Error probabilities in comparison:
$\bullet$   Threshold Decision  $\rm (SE)$,
$\bullet$   Decision Feedback Equalization  $\text{(DFE)}$,
$\bullet$   Maximum Likelihood Detection   $\text{(ML)}$

Error probabilities of different receiver types are to be compared.  Considered are:

  • Threshold Decision  $($German:  "Schwellenwertentscheidung"   ⇒   "$\rm SE$"$)$   ⇒   error probability  $p_{\rm SE}$,
  • Decision Feedback Equalization  $\rm (DFE)$   ⇒   error probability  $p_{\rm DFE}$ and
  • Maximum Likelihood Detection  $\rm (ML)$     ⇒   error probability  $p_{\rm ML}$.

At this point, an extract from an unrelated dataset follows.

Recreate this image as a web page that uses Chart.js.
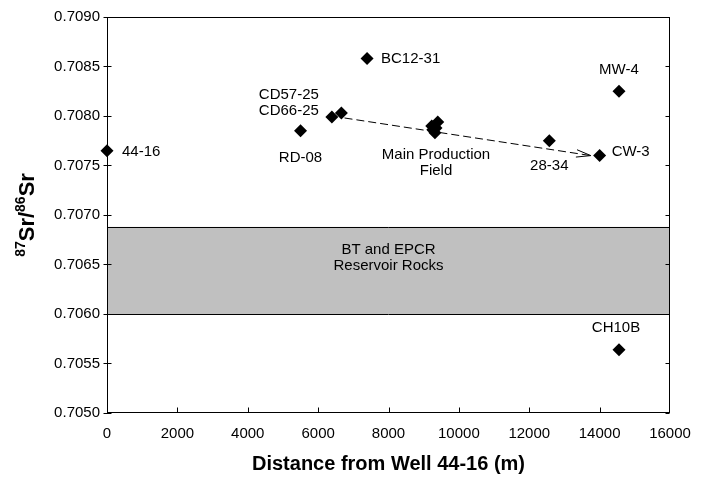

In the table given are four different parameter sets   $\rm A$,  $\rm B$,  $\rm C$  and  $\rm D$:

  • The  "main value"  $g_0$  of the basic detection pulse,
  • the  "precursor"  $g_{\rm –1}$,
  • the  "postcursor"  (trailer)  $g_1$,
  • the rms value  $\sigma_d$  of the detection noise component  $d_{\rm N}(t)$  before the respective decision.


Bipolar amplitude coefficients are assumed,  so that,  for example,  for the worst-case error probability  $($German:  "ungünstigste Fehlerwahrscheinlichkeit"   ⇒   "$\rm U$"$)$   of the receiver with threshold decision, the following applies:

$$p_{\rm U,\hspace{0.15cm} SE } = \left\{ \begin{array}{c} {\rm Q}\big [ ({g_0-|g_{-1}|-|g_{1}|})/{\sigma_d} \big ]\\ \\{\rm Q}(0) = 0.5 \end{array} \right.\quad \begin{array}{*{1}c} {\rm with }\hspace{0.15cm}{\rm open }\hspace{0.15cm}{\rm eye }, \\ \\{\rm with }\hspace{0.15cm}{\rm closed }\hspace{0.15cm}{\rm eye }. \\ \end{array}\begin{array}{*{20}c} \\ \end{array}$$

For the Nyquist system  $\rm A$,  the mean error probability is exactly the same, viz.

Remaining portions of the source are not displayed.